● **GOAL**
Retype exactly the lines from the first one through the line with "2.3, 2.4, 2.5];", including both ends; skip any pictures.

● **INFORMATION SUPPLIED**
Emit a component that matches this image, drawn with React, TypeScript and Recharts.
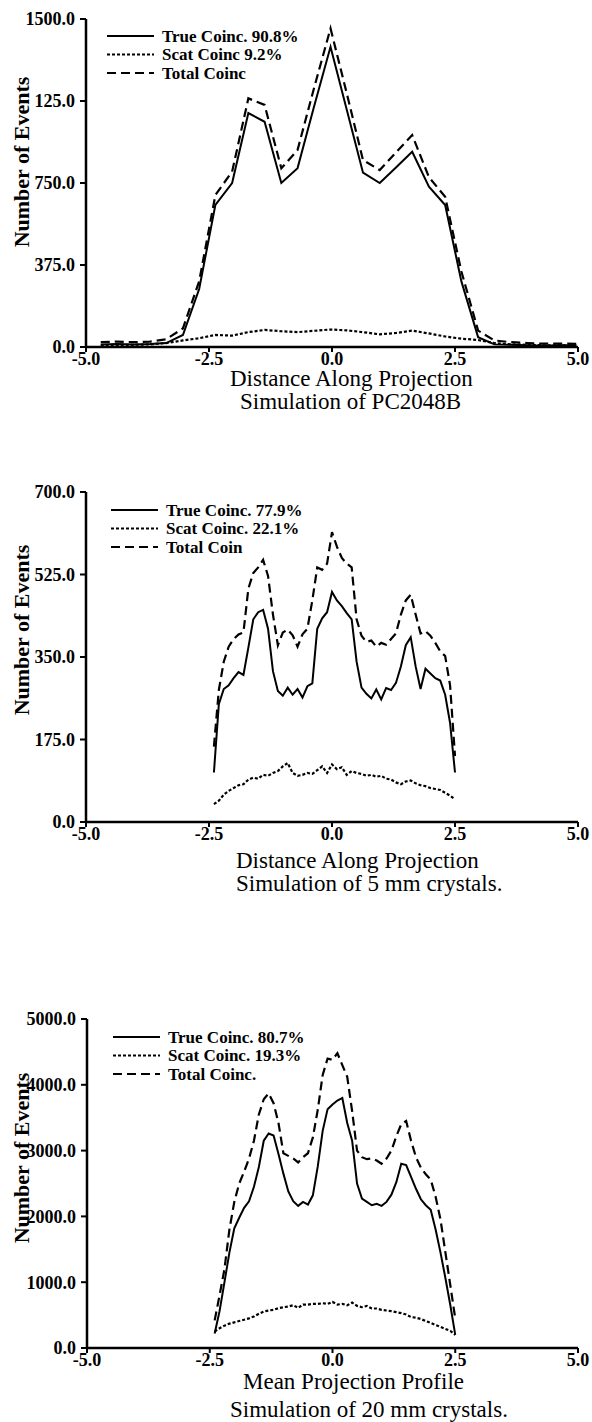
import { LineChart, Line, XAxis, YAxis, Legend } from "recharts";

const FONT = '"Liberation Serif", "DejaVu Serif", serif';

const xTicks = [-5, -2.5, 0, 2.5, 5];
const xTickLabels = ["-5.0", "-2.5", "0.0", "2.5", "5.0"];

// PC2048B simulation
const pcX = [-4.7, -4.37, -4.03, -3.7, -3.37, -3.03, -2.7, -2.37, -2.03, -1.7, -1.37, -1.03, -0.7, -0.37, -0.03, 0.3, 0.63, 0.97, 1.3, 1.63, 1.97, 2.3, 2.63, 2.97, 3.3, 3.63, 3.97, 4.3, 4.63, 4.97];
const pcTrue = [12, 14, 12, 14, 18, 55, 265, 650, 750, 1070, 1030, 750, 818, 1095, 1373, 1085, 797, 750, 821, 893, 733, 649, 300, 45, 12, 10, 8, 6, 8, 8];
const pcScat = [8, 10, 10, 12, 18, 30, 40, 55, 52, 68, 78, 72, 68, 74, 80, 76, 68, 58, 64, 75, 62, 48, 38, 32, 18, 12, 10, 8, 8, 6];
const pcTotal = [22, 25, 22, 25, 35, 85, 300, 695, 802, 1137, 1107, 817, 901, 1180, 1457, 1160, 855, 809, 890, 969, 777, 687, 345, 75, 30, 22, 18, 15, 16, 14];
const pcYTicks = [0, 375, 750, 1125, 1500];
const pcYLabels = ["0.0", "375.0", "750.0", "125.0", "1500.0"];
const pcLegend = ["True Coinc. 90.8%", "Scat Coinc 9.2%", "Total Coinc"];

// 5 mm and 20 mm crystal simulations share one sampling grid
const profX = [-2.4, -2.3, -2.2, -2.1, -2.0, -1.9, -1.8, -1.7, -1.6, -1.5, -1.4, -1.3, -1.2, -1.1, -1.0, -0.9, -0.8, -0.7, -0.6, -0.5, -0.4, -0.3, -0.2, -0.1, 0.0, 0.1, 0.2, 0.3, 0.4, 0.5, 0.6, 0.7, 0.8, 0.9, 1.0, 1.1, 1.2, 1.3, 1.4, 1.5, 1.6, 1.7, 1.8, 1.9, 2.0, 2.1, 2.2, 2.3, 2.4, 2.5];

const c5True = [105, 250, 282, 290, 305, 318, 312, 370, 430, 445, 450, 410, 320, 278, 268, 285, 270, 282, 264, 288, 294, 410, 432, 445, 488, 470, 458, 443, 430, 340, 285, 272, 262, 281, 260, 284, 280, 295, 330, 375, 392, 330, 282, 325, 315, 305, 300, 270, 210, 105];
const c5Scat = [38, 45, 58, 66, 72, 78, 80, 90, 94, 92, 100, 98, 104, 108, 118, 125, 104, 98, 100, 104, 102, 110, 118, 104, 122, 112, 116, 100, 108, 104, 102, 98, 100, 96, 98, 92, 90, 84, 80, 86, 88, 82, 78, 76, 72, 70, 68, 62, 56, 48];
const c5Total = [160, 280, 340, 372, 388, 398, 402, 495, 528, 540, 556, 522, 440, 375, 402, 408, 396, 372, 398, 410, 470, 540, 535, 548, 615, 584, 560, 548, 540, 430, 395, 382, 385, 372, 380, 376, 388, 400, 440, 470, 482, 440, 400, 405, 395, 380, 362, 352, 290, 140];
const c5YTicks = [0, 175, 350, 525, 700];
const c5YLabels = ["0.0", "175.0", "350.0", "525.0", "700.0"];
const c5Legend = ["True Coinc. 77.9%", "Scat Coinc. 22.1%", "Total Coin"];

const c20True = [220, 560, 1000, 1450, 1820, 1980, 2130, 2230, 2450, 2750, 3150, 3260, 3230, 2950, 2650, 2380, 2230, 2160, 2220, 2180, 2320, 2760, 3300, 3630, 3700, 3760, 3800, 3420, 3150, 2500, 2270, 2220, 2170, 2190, 2160, 2220, 2330, 2520, 2800, 2780, 2600, 2420, 2260, 2170, 2100, 1800, 1450, 1060, 650, 200];
const c20Scat = [250, 300, 340, 370, 390, 410, 430, 450, 480, 520, 555, 570, 580, 605, 620, 630, 650, 610, 660, 660, 670, 670, 680, 670, 700, 660, 670, 650, 690, 640, 620, 640, 600, 600, 580, 570, 560, 545, 530, 510, 470, 460, 440, 410, 380, 350, 320, 290, 260, 200];
const c20Total = [420, 800, 1200, 1800, 2220, 2500, 2680, 2880, 3150, 3550, 3780, 3870, 3720, 3420, 2960, 2920, 2880, 2820, 2900, 2960, 3200, 3620, 4150, 4400, 4380, 4480, 4300, 4120, 3600, 3000, 2900, 2870, 2880, 2850, 2800, 2880, 3000, 3220, 3400, 3450, 3150, 2900, 2740, 2640, 2560, 2300, 1950, 1450, 950, 450];
const c20YTicks = [0, 1000, 2000, 3000, 4000, 5000];
const c20YLabels = ["0.0", "1000.0", "2000.0", "3000.0", "4000.0", "5000.0"];
const c20Legend = ["True Coinc. 80.7%", "Scat Coinc. 19.3%", "Total Coinc."];

const dashes = [undefined, "3 2", "9 5"];

type TitleProps = { lines: string[]; xs: number[]; ys: number[] };

function XTitle({ lines, xs, ys }: TitleProps) {
  return (
    <g>
      {lines.map((t, i) => (
        <text key={i} x={xs[i]} y={ys[i]} fontFamily={FONT} fontSize={23} fill="#000">
          {t}
        </text>
      ))}
    </g>
  );
}

function YTitle({ cy }: { cy: number }) {
  return (
    <text
      x={21}
      y={cy}
      transform={`rotate(-90 21 ${cy})`}
      textAnchor="middle"
      dominantBaseline="central"
      fontFamily={FONT}
      fontSize={22}
      fontWeight={700}
      fill="#000"
    >
      Number of Events
    </text>
  );
}

function LegendBox({ labels }: { labels: string[] }) {
  return (
    <svg width={270} height={58}>
      {labels.map((t, i) => (
        <g key={i}>
          <line x1={0} x2={47} y1={9 + i * 18.5} y2={9 + i * 18.5} stroke="#000" strokeWidth={2} strokeDasharray={dashes[i]} />
          <text x={55} y={9 + i * 18.5} dominantBaseline="central" fontFamily={FONT} fontSize={17} fontWeight={700} fill="#000">
            {t}
          </text>
        </g>
      ))}
    </svg>
  );
}

type ChartProps = {
  top: number;
  height: number;
  plotTop: number;
  plotBottom: number;
  plotLeft: number;
  xs: number[];
  trueV: number[];
  scatV: number[];
  totalV: number[];
  yMax: number;
  yTicks: number[];
  yLabels: string[];
  legend: string[];
  legendLeft: number;
  legendTop: number;
  yTitleY: number;
  titles: string[];
  titleX: number[];
  titleY: number[];
};

function ProfileChart(p: ChartProps) {
  const rows = p.xs.map((x, i) => ({ x, tru: p.trueV[i], scat: p.scatV[i], total: p.totalV[i] }));
  const tickStyle = { fill: "#000", fontSize: 18, fontWeight: 700, fontFamily: FONT };
  return (
    <div style={{ position: "absolute", left: 0, top: p.top, width: 592, height: p.height }}>
      <LineChart
        width={592}
        height={p.height}
        data={rows}
        margin={{ top: p.plotTop, right: 14, left: 0, bottom: p.height - p.plotBottom - 30 }}
      >
        <XAxis
          dataKey="x"
          type="number"
          domain={[-5, 5]}
          ticks={xTicks}
          interval={0}
          tickFormatter={(v: number) => xTickLabels[xTicks.indexOf(v)]}
          height={30}
          axisLine={{ stroke: "#000", strokeWidth: 2.5 }}
          tickLine={{ stroke: "#000", strokeWidth: 2 }}
          tickSize={5}
          tickMargin={0}
          tick={tickStyle}
          label={<XTitle lines={p.titles} xs={p.titleX} ys={p.titleY} />}
        />
        <YAxis
          type="number"
          domain={[0, p.yMax]}
          ticks={p.yTicks}
          interval={0}
          tickFormatter={(v: number) => p.yLabels[p.yTicks.indexOf(v)]}
          width={p.plotLeft}
          axisLine={{ stroke: "#000", strokeWidth: 2.5 }}
          tickLine={{ stroke: "#000", strokeWidth: 2 }}
          tickSize={6}
          tickMargin={5}
          tick={tickStyle}
          label={<YTitle cy={p.yTitleY} />}
        />
        <Legend
          layout="horizontal"
          verticalAlign="middle"
          align="center"
          content={() => <LegendBox labels={p.legend} />}
          wrapperStyle={{ position: "absolute", left: p.legendLeft, top: p.legendTop, width: 270, height: 58 }}
        />
        <Line type="linear" dataKey="tru" stroke="#000" strokeWidth={2} dot={false} isAnimationActive={false} />
        <Line type="linear" dataKey="scat" stroke="#000" strokeWidth={2.2} strokeDasharray="3 2" dot={false} isAnimationActive={false} />
        <Line type="linear" dataKey="total" stroke="#000" strokeWidth={2.2} strokeDasharray="9 5" dot={false} isAnimationActive={false} />
      </LineChart>
    </div>
  );
}

export default function App() {
  return (
    <div style={{ position: "absolute", left: 0, top: 0, width: 592, height: 1422, background: "#fff" }}>
      <ProfileChart
        top={0}
        height={420}
        plotTop={19}
        plotBottom={347}
        plotLeft={86}
        xs={pcX}
        trueV={pcTrue}
        scatV={pcScat}
        totalV={pcTotal}
        yMax={1500}
        yTicks={pcYTicks}
        yLabels={pcYLabels}
        legend={pcLegend}
        legendLeft={107}
        legendTop={27}
        yTitleY={162}
        titles={["Distance Along Projection", "Simulation of PC2048B"]}
        titleX={[230, 240]}
        titleY={[386, 409]}
      />
      <ProfileChart
        top={440}
        height={460}
        plotTop={52}
        plotBottom={382}
        plotLeft={86}
        xs={profX}
        trueV={c5True}
        scatV={c5Scat}
        totalV={c5Total}
        yMax={700}
        yTicks={c5YTicks}
        yLabels={c5YLabels}
        legend={c5Legend}
        legendLeft={111}
        legendTop={61}
        yTitleY={190}
        titles={["Distance Along Projection", "Simulation of 5 mm crystals."]}
        titleX={[236, 236]}
        titleY={[428, 451]}
      />
      <ProfileChart
        top={960}
        height={462}
        plotTop={59}
        plotBottom={388}
        plotLeft={87}
        xs={profX}
        trueV={c20True}
        scatV={c20Scat}
        totalV={c20Total}
        yMax={5000}
        yTicks={c20YTicks}
        yLabels={c20YLabels}
        legend={c20Legend}
        legendLeft={113}
        legendTop={68}
        yTitleY={198}
        titles={["Mean Projection Profile", "Simulation of 20 mm crystals."]}
        titleX={[243, 230]}
        titleY={[429, 457]}
      />
    </div>
  );
}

● **TASK ANSWER**
Emit a component that matches this image, drawn with React, TypeScript and Recharts.
import { LineChart, Line, XAxis, YAxis, Legend } from "recharts";

const FONT = '"Liberation Serif", "DejaVu Serif", serif';

const xTicks = [-5, -2.5, 0, 2.5, 5];
const xTickLabels = ["-5.0", "-2.5", "0.0", "2.5", "5.0"];

// PC2048B simulation
const pcX = [-4.7, -4.37, -4.03, -3.7, -3.37, -3.03, -2.7, -2.37, -2.03, -1.7, -1.37, -1.03, -0.7, -0.37, -0.03, 0.3, 0.63, 0.97, 1.3, 1.63, 1.97, 2.3, 2.63, 2.97, 3.3, 3.63, 3.97, 4.3, 4.63, 4.97];
const pcTrue = [12, 14, 12, 14, 18, 55, 265, 650, 750, 1070, 1030, 750, 818, 1095, 1373, 1085, 797, 750, 821, 893, 733, 649, 300, 45, 12, 10, 8, 6, 8, 8];
const pcScat = [8, 10, 10, 12, 18, 30, 40, 55, 52, 68, 78, 72, 68, 74, 80, 76, 68, 58, 64, 75, 62, 48, 38, 32, 18, 12, 10, 8, 8, 6];
const pcTotal = [22, 25, 22, 25, 35, 85, 300, 695, 802, 1137, 1107, 817, 901, 1180, 1457, 1160, 855, 809, 890, 969, 777, 687, 345, 75, 30, 22, 18, 15, 16, 14];
const pcYTicks = [0, 375, 750, 1125, 1500];
const pcYLabels = ["0.0", "375.0", "750.0", "125.0", "1500.0"];
const pcLegend = ["True Coinc. 90.8%", "Scat Coinc 9.2%", "Total Coinc"];

// 5 mm and 20 mm crystal simulations share one sampling grid
const profX = [-2.4, -2.3, -2.2, -2.1, -2.0, -1.9, -1.8, -1.7, -1.6, -1.5, -1.4, -1.3, -1.2, -1.1, -1.0, -0.9, -0.8, -0.7, -0.6, -0.5, -0.4, -0.3, -0.2, -0.1, 0.0, 0.1, 0.2, 0.3, 0.4, 0.5, 0.6, 0.7, 0.8, 0.9, 1.0, 1.1, 1.2, 1.3, 1.4, 1.5, 1.6, 1.7, 1.8, 1.9, 2.0, 2.1, 2.2, 2.3, 2.4, 2.5];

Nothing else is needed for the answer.